Il Regno dei tre consoli, arrivato al termine del governo di Caius Cilius, lasciò intendere a soci e amici della palla a spicchi che non avrebbero potuto più portare avanti una simile titanica impresa.
Furono giorni di incontri, di tentate rifondazioni, di coinvolgimenti non senza apprensioni. Più passava il tempo e più personaggi e interpreti della storia dell’ultimo decennio comprendevano che forte era il rischio che quella disputata poteva essere l’ultima manifestazione della gloriosa società praenestina. Ormai pochi giorni e, se non si fossero trovate le assicurazioni importanti di poter iscrivere al prossimo campionato la squadra, si sarebbe assistito alla fine di una storia quasi cinquantennale. I poveri amanti del gioco della palla a spicchi non furono colti impreparati ma erano quasi disarmati di fronte ad una catastrofe così imminente. Ma fu proprio in quel momento che l’eruzione del Vesuvio distrusse la città e il suo circondario. Nulla si poté fare contro un cataclisma imprevedibile che segnò la fine della avventura sportiva di tantissimi uomini e donne della città di Praeneste.
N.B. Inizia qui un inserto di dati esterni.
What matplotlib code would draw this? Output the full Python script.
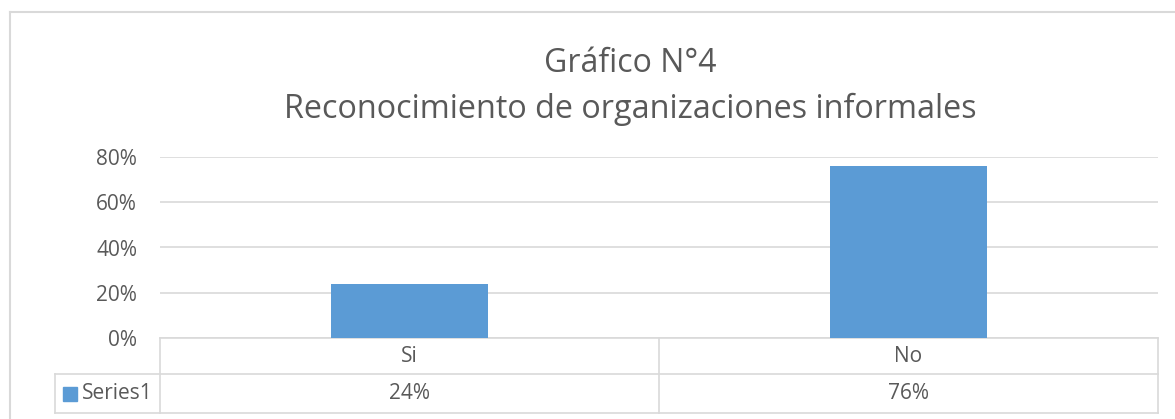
import matplotlib
matplotlib.use("Agg")
import matplotlib.pyplot as plt
from matplotlib.lines import Line2D

categories = ["Si", "No"]
values = [0.24, 0.76]
value_labels = ["24%", "76%"]
yticks = [0.0, 0.2, 0.4, 0.6, 0.8]
ytick_labels = ["0%", "20%", "40%", "60%", "80%"]
series_name = "Series1"
title_lines = ["Gráfico N°4", "Reconocimiento de organizaciones informales"]

plt.rcParams['font.family'] = ['Open Sans', 'DejaVu Sans']
TXT = '#595959'
GRID = '#d9d9d9'
BAR = '#5b9bd5'

W, H = 1175, 419
fig = plt.figure(figsize=(W/100, H/100), dpi=100)
fig.patch.set_facecolor('white')

def fx(px): return px / W
def fy(py): return 1 - py / H

FS = 15
ax = fig.add_axes([fx(160), fy(338), fx(1158) - fx(160), fy(157) - fy(338)])
x = list(range(len(categories)))
ax.bar(x, values, width=0.313, color=BAR, zorder=3)
ax.set_xlim(-0.5, len(categories) - 0.5)
ax.set_ylim(0, 0.8)
ax.set_yticks(yticks)
ax.set_yticklabels(ytick_labels, color=TXT, fontsize=FS)
ax.tick_params(axis='y', length=0, pad=16.5)
ax.set_xticks([])
for s in ['top', 'right', 'left']:
    ax.spines[s].set_visible(False)
ax.spines['bottom'].set_color(GRID)
ax.spines['bottom'].set_linewidth(1.2)
ax.yaxis.grid(True, color=GRID, linewidth=1.2, zorder=0)
ax.set_axisbelow(True)

# data table below axes (axes coordinates)
axh = 181.0
axw = 998.0
r1 = -(374 - 338) / axh
r2 = -(413 - 338) / axh
legx = (55 - 160) / axw
lk = dict(color=GRID, linewidth=1.2, transform=ax.transAxes, clip_on=False)
ax.add_line(Line2D([legx, 1.0], [r1, r1], **lk))
ax.add_line(Line2D([legx, 1.0], [r2, r2], **lk))
ax.add_line(Line2D([legx, legx], [r1, r2], **lk))
ax.add_line(Line2D([0, 0], [0, r2], **lk))
ax.add_line(Line2D([1.0, 1.0], [0, r2], **lk))
for i in range(1, len(categories)):
    xb = i / len(categories)
    ax.add_line(Line2D([xb, xb], [0, r2], **lk))
for i, (c, v) in enumerate(zip(categories, value_labels)):
    xc = (i + 0.5) / len(categories)
    ax.text(xc, r1 / 2, c, transform=ax.transAxes, ha='center', va='center',
            color=TXT, fontsize=FS)
    ax.text(xc, (r1 + r2) / 2, v, transform=ax.transAxes, ha='center', va='center',
            color=TXT, fontsize=FS)
# legend key
ax.add_patch(plt.Rectangle((legx + 8 / axw, (r1 + r2) / 2 - 7 / axh), 14 / axw, 14 / axh,
                           transform=ax.transAxes, clip_on=False, color=BAR))
ax.text(legx + 27 / axw, (r1 + r2) / 2, series_name, transform=ax.transAxes,
        ha='left', va='center', color=TXT, fontsize=FS)

# outer chart frame
fig.add_artist(Line2D([fx(10), fx(10)], [fy(12), 0], color=GRID, linewidth=1.5))
fig.add_artist(Line2D([fx(10), 1], [fy(12), fy(12)], color=GRID, linewidth=1.5))

# title
fig.text(fx(630), fy(72), title_lines[0], ha='center', va='baseline', color=TXT, fontsize=23)
fig.text(fx(630), fy(118), title_lines[1], ha='center', va='baseline', color=TXT, fontsize=23.3)

fig.savefig("out.png", dpi=100, facecolor='white')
Se per Pompei ci vollero quasi 18 secoli per far tornare alla luce i resti della sua vita quotidiana la speranza è che almeno per Praeneste basti molto poco: il tempo che ci separa dall’iscrizione al campionatus 2011-12 con qualche Console in più e qualche pro-console in … pensione.
(agafor)
PS il latino “macchenoricus” è solo per far divertire, senza voler scomodare la vera lingua latina e le sue desinenze.